■ WHAT YOU ARE ASKED TO DO ■
Every line of the listing must be reproduced as it stands. Leave the images behind.
Begin PROVIDED DATA
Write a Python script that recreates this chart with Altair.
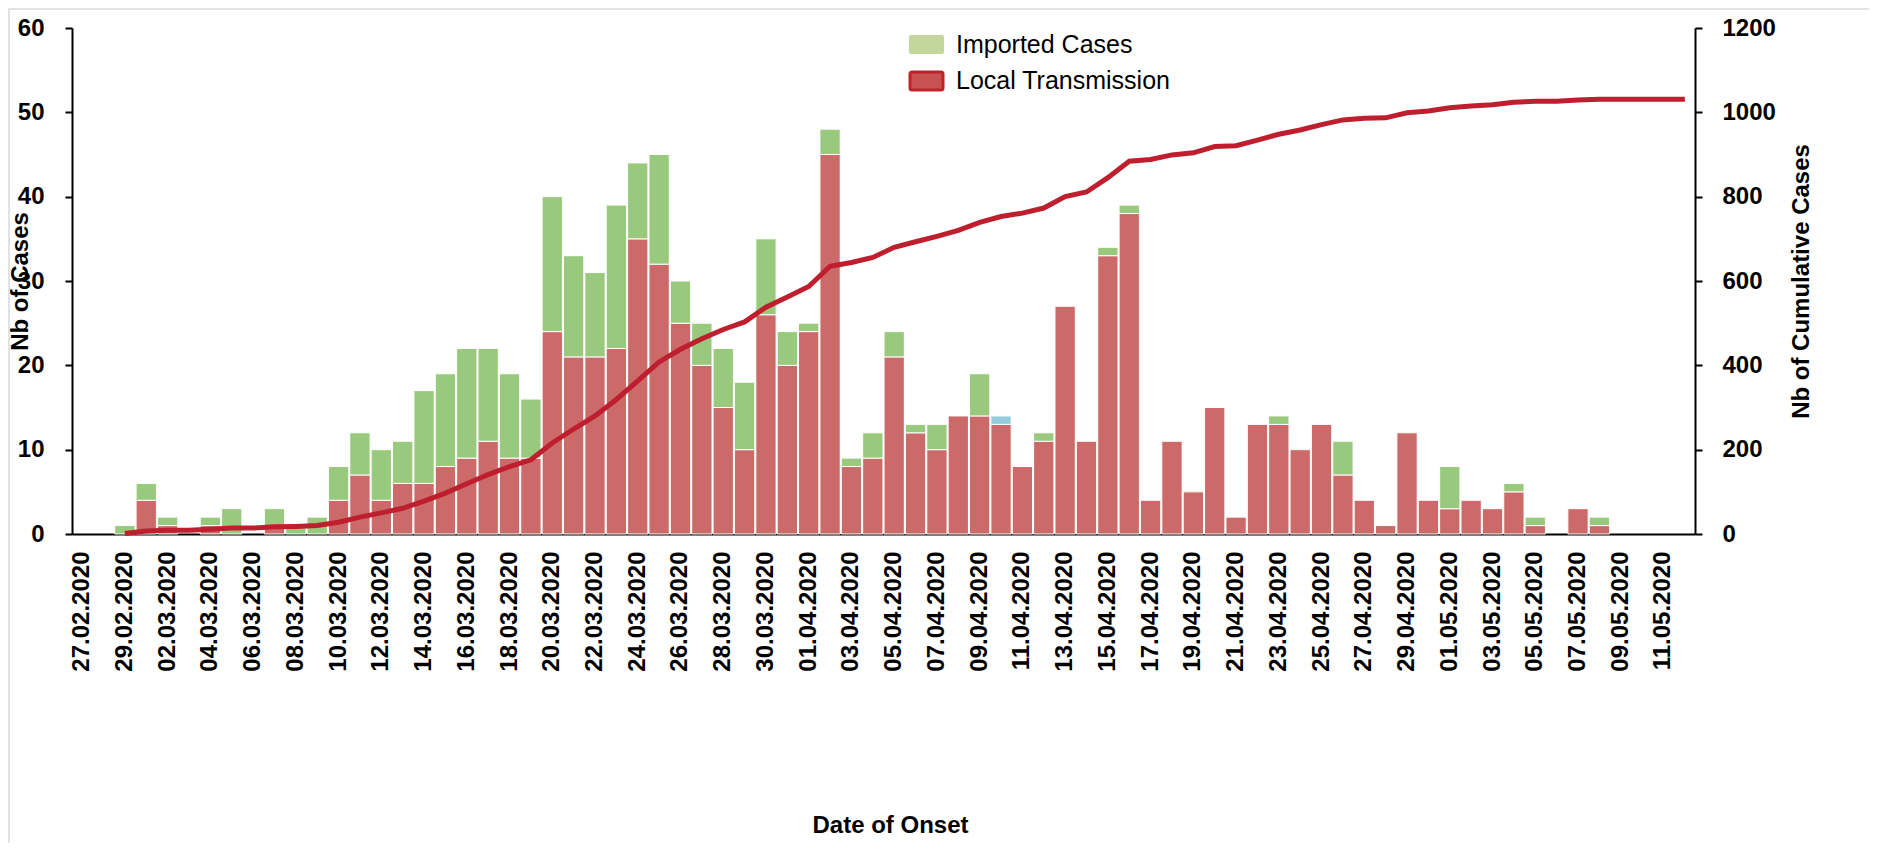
import altair as alt
import pandas as pd

# ---------------- data ----------------
dates = [d.strftime("%d.%m.%Y") for d in pd.date_range("2020-02-27", "2020-05-12")]

local = (
    [0, 0, 0]
    + [4, 1, 0, 1, 0, 0, 1, 0, 0, 4, 7, 4, 6, 6, 8, 9, 11, 9, 9, 24, 21, 21, 22, 35, 32,
       25, 20, 15, 10, 26, 20]
    + [24, 45, 8, 9, 21, 12, 10, 14, 14, 13, 8, 11, 27, 11, 33, 38, 4, 11, 5, 15, 2, 13,
       13, 10, 13, 7, 4, 1, 12, 4]
    + [3, 4, 3, 5, 1, 0, 3, 1, 0, 0, 0, 0]
)
imported = (
    [0, 0, 1]
    + [2, 1, 0, 1, 3, 0, 2, 1, 2, 4, 5, 6, 5, 11, 11, 13, 11, 10, 7, 16, 12, 10, 17, 9, 13,
       5, 5, 7, 8, 9, 4]
    + [1, 3, 1, 3, 3, 1, 3, 0, 5, 0, 0, 1, 0, 0, 1, 1, 0, 0, 0, 0, 0, 0, 1, 0, 0, 4, 0, 0,
       0, 0]
    + [5, 0, 0, 1, 1, 0, 0, 1, 0, 0, 0, 0]
)
other = [0] * 76
other[dates.index("10.04.2020")] = 1

tick_labels = dates[::2]
series = ["local", "imported", "other"]
series_colors = ["#cb6a69", "#98c97c", "#93cddd"]
legend_labels = ["Imported Cases", "Local Transmission"]

df = pd.DataFrame({
    "date": dates,
    "idx": list(range(len(dates))),
    "local": local,
    "imported": imported,
    "other": other,
})

W, H = 1623, 506
FONT = "Liberation Sans"

x_scale = alt.Scale(domain=dates, paddingInner=0.05, paddingOuter=0)
x_axis = alt.Axis(
    values=tick_labels,
    labelAngle=270,
    labelAlign="right",
    labelBaseline="middle",
    labelPadding=17,
    labelOverlap=False,
    labelFontSize=24,
    ticks=False,
    title="Date of Onset",
    titleX=818,
    titleY=291,
    titleAlign="center",
    titleBaseline="middle",
)

base = alt.Chart(df)

bars = (
    base.transform_fold(series, as_=["series", "value"])
    .transform_filter("datum.value > 0")
    .transform_calculate(ord="indexof(['local','imported','other'], datum.series)")
    .mark_bar(stroke="white", strokeWidth=1)
    .encode(
        x=alt.X("date:N", scale=x_scale, axis=x_axis),
        y=alt.Y(
            "value:Q",
            stack="zero",
            scale=alt.Scale(domain=[0, 60], nice=False),
            axis=alt.Axis(
                values=[0, 10, 20, 30, 40, 50, 60],
                labelPadding=21,
                title="Nb of Cases",
                titleAngle=270,
                titleX=-40,
                titleY=253,
                titleAlign="center",
                titleBaseline="bottom",
            ),
        ),
        color=alt.Color(
            "series:N",
            scale=alt.Scale(domain=series, range=series_colors),
            legend=None,
        ),
        order=alt.Order("ord:Q"),
    )
)

line = (
    base.transform_calculate(total="datum.local + datum.imported + datum.other")
    .transform_window(cum="sum(total)", sort=[alt.SortField("idx")], frame=[None, 0])
    .transform_filter("datum.cum > 0")
    .mark_line(color="#be1e2d", strokeWidth=5)
    .encode(
        x=alt.X("date:N", scale=x_scale, axis=x_axis),
        y=alt.Y(
            "cum:Q",
            scale=alt.Scale(domain=[0, 1200], nice=False),
            axis=alt.Axis(
                orient="right",
                values=[0, 200, 400, 600, 800, 1000, 1200],
                format="d",
                labelPadding=20,
                title="Nb of Cumulative Cases",
                titleAngle=270,
                titleX=118,
                titleY=253,
                titleAlign="center",
                titleBaseline="bottom",
            ),
        ),
        order=alt.Order("idx:Q"),
    )
)

# ---------------- manual legend ----------------
leg1 = pd.DataFrame({"label": [legend_labels[0]]})
leg2 = pd.DataFrame({"label": [legend_labels[1]]})

sw1 = alt.Chart(leg1).mark_rect(fill="#c3d69b", cornerRadius=2).encode(
    x=alt.value(837), x2=alt.value(872), y=alt.value(7), y2=alt.value(26)
)
sw2 = alt.Chart(leg2).mark_rect(
    fill="#c75252", stroke="#c0222a", strokeWidth=3, cornerRadius=2
).encode(x=alt.value(838), x2=alt.value(871), y=alt.value(44), y2=alt.value(62))
tx1 = alt.Chart(leg1).mark_text(
    align="left", baseline="middle", font=FONT, fontSize=25, color="black"
).encode(x=alt.value(884), y=alt.value(17), text="label:N")
tx2 = alt.Chart(leg2).mark_text(
    align="left", baseline="middle", font=FONT, fontSize=25, color="black"
).encode(x=alt.value(884), y=alt.value(53), text="label:N")

frame = alt.Chart(leg1).mark_rect(
    fill="transparent", stroke="#d9d9d9", strokeWidth=1.5
).encode(x=alt.value(-63), y=alt.value(-19), x2=alt.value(1950), y2=alt.value(950))

chart = (
    alt.layer(frame, bars, line, sw1, sw2, tx1, tx2)
    .resolve_scale(y="independent")
    .properties(
        width=W,
        height=H,
        autosize=alt.AutoSizeParams(type="none"),
        padding={"left": 64, "top": 20, "right": 174, "bottom": 309},
    )
    .configure_view(stroke=None)
    .configure_axis(
        grid=False,
        domainColor="black",
        domainWidth=2,
        tickColor="black",
        tickWidth=2,
        tickSize=7,
        labelFont=FONT,
        labelFontWeight="bold",
        labelFontSize=24,
        labelColor="black",
        titleFont=FONT,
        titleFontWeight="bold",
        titleFontSize=24,
        titleColor="black",
    )
)

chart.save("out.html", embed_options={"renderer": "svg", "actions": False})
End PROVIDED DATA
■ THE RESULT ■
Write a Python script that recreates this chart with Altair.
import altair as alt
import pandas as pd

# ---------------- data ----------------
dates = [d.strftime("%d.%m.%Y") for d in pd.date_range("2020-02-27", "2020-05-12")]

local = (
    [0, 0, 0]
    + [4, 1, 0, 1, 0, 0, 1, 0, 0, 4, 7, 4, 6, 6, 8, 9, 11, 9, 9, 24, 21, 21, 22, 35, 32,
       25, 20, 15, 10, 26, 20]
    + [24, 45, 8, 9, 21, 12, 10, 14, 14, 13, 8, 11, 27, 11, 33, 38, 4, 11, 5, 15, 2, 13,
       13, 10, 13, 7, 4, 1, 12, 4]
    + [3, 4, 3, 5, 1, 0, 3, 1, 0, 0, 0, 0]
)
imported = (
    [0, 0, 1]
    + [2, 1, 0, 1, 3, 0, 2, 1, 2, 4, 5, 6, 5, 11, 11, 13, 11, 10, 7, 16, 12, 10, 17, 9, 13,
       5, 5, 7, 8, 9, 4]
    + [1, 3, 1, 3, 3, 1, 3, 0, 5, 0, 0, 1, 0, 0, 1, 1, 0, 0, 0, 0, 0, 0, 1, 0, 0, 4, 0, 0,
       0, 0]
    + [5, 0, 0, 1, 1, 0, 0, 1, 0, 0, 0, 0]
)
other = [0] * 76
other[dates.index("10.04.2020")] = 1

tick_labels = dates[::2]
series = ["local", "imported", "other"]
series_colors = ["#cb6a69", "#98c97c", "#93cddd"]
legend_labels = ["Imported Cases", "Local Transmission"]

df = pd.DataFrame({
    "date": dates,
    "idx": list(range(len(dates))),
    "local": local,
    "imported": imported,
    "other": other,
})

W, H = 1623, 506
FONT = "Liberation Sans"

x_scale = alt.Scale(domain=dates, paddingInner=0.05, paddingOuter=0)
x_axis = alt.Axis(
    values=tick_labels,
    labelAngle=270,
    labelAlign="right",
    labelBaseline="middle",
    labelPadding=17,
    labelOverlap=False,
    labelFontSize=24,
    ticks=False,
    title="Date of Onset",
    titleX=818,
    titleY=291,
    titleAlign="center",
    titleBaseline="middle",
)

base = alt.Chart(df)

bars = (
    base.transform_fold(series, as_=["series", "value"])
    .transform_filter("datum.value > 0")
    .transform_calculate(ord="indexof(['local','imported','other'], datum.series)")
    .mark_bar(stroke="white", strokeWidth=1)
    .encode(
        x=alt.X("date:N", scale=x_scale, axis=x_axis),
        y=alt.Y(
            "value:Q",
            stack="zero",
            scale=alt.Scale(domain=[0, 60], nice=False),
            axis=alt.Axis(
                values=[0, 10, 20, 30, 40, 50, 60],
                labelPadding=21,
                title="Nb of Cases",
                titleAngle=270,
                titleX=-40,
                titleY=253,
                titleAlign="center",
                titleBaseline="bottom",
            ),
        ),
        color=alt.Color(
            "series:N",
            scale=alt.Scale(domain=series, range=series_colors),
            legend=None,
        ),
        order=alt.Order("ord:Q"),
    )
)

line = (
    base.transform_calculate(total="datum.local + datum.imported + datum.other")
    .transform_window(cum="sum(total)", sort=[alt.SortField("idx")], frame=[None, 0])
    .transform_filter("datum.cum > 0")
    .mark_line(color="#be1e2d", strokeWidth=5)
    .encode(
        x=alt.X("date:N", scale=x_scale, axis=x_axis),
        y=alt.Y(
            "cum:Q",
            scale=alt.Scale(domain=[0, 1200], nice=False),
            axis=alt.Axis(
                orient="right",
                values=[0, 200, 400, 600, 800, 1000, 1200],
                format="d",
                labelPadding=20,
                title="Nb of Cumulative Cases",
                titleAngle=270,
                titleX=118,
                titleY=253,
                titleAlign="center",
                titleBaseline="bottom",
            ),
        ),
        order=alt.Order("idx:Q"),
    )
)

# ---------------- manual legend ----------------
leg1 = pd.DataFrame({"label": [legend_labels[0]]})
leg2 = pd.DataFrame({"label": [legend_labels[1]]})

sw1 = alt.Chart(leg1).mark_rect(fill="#c3d69b", cornerRadius=2).encode(
    x=alt.value(837), x2=alt.value(872), y=alt.value(7), y2=alt.value(26)
)
sw2 = alt.Chart(leg2).mark_rect(
    fill="#c75252", stroke="#c0222a", strokeWidth=3, cornerRadius=2
).encode(x=alt.value(838), x2=alt.value(871), y=alt.value(44), y2=alt.value(62))
tx1 = alt.Chart(leg1).mark_text(
    align="left", baseline="middle", font=FONT, fontSize=25, color="black"
).encode(x=alt.value(884), y=alt.value(17), text="label:N")
tx2 = alt.Chart(leg2).mark_text(
    align="left", baseline="middle", font=FONT, fontSize=25, color="black"
).encode(x=alt.value(884), y=alt.value(53), text="label:N")

frame = alt.Chart(leg1).mark_rect(
    fill="transparent", stroke="#d9d9d9", strokeWidth=1.5
).encode(x=alt.value(-63), y=alt.value(-19), x2=alt.value(1950), y2=alt.value(950))

chart = (
    alt.layer(frame, bars, line, sw1, sw2, tx1, tx2)
    .resolve_scale(y="independent")
    .properties(
        width=W,
        height=H,
        autosize=alt.AutoSizeParams(type="none"),
        padding={"left": 64, "top": 20, "right": 174, "bottom": 309},
    )
    .configure_view(stroke=None)
    .configure_axis(
        grid=False,
        domainColor="black",
        domainWidth=2,
        tickColor="black",
        tickWidth=2,
        tickSize=7,
        labelFont=FONT,
        labelFontWeight="bold",
        labelFontSize=24,
        labelColor="black",
        titleFont=FONT,
        titleFontWeight="bold",
        titleFontSize=24,
        titleColor="black",
    )
)

chart.save("out.html", embed_options={"renderer": "svg", "actions": False})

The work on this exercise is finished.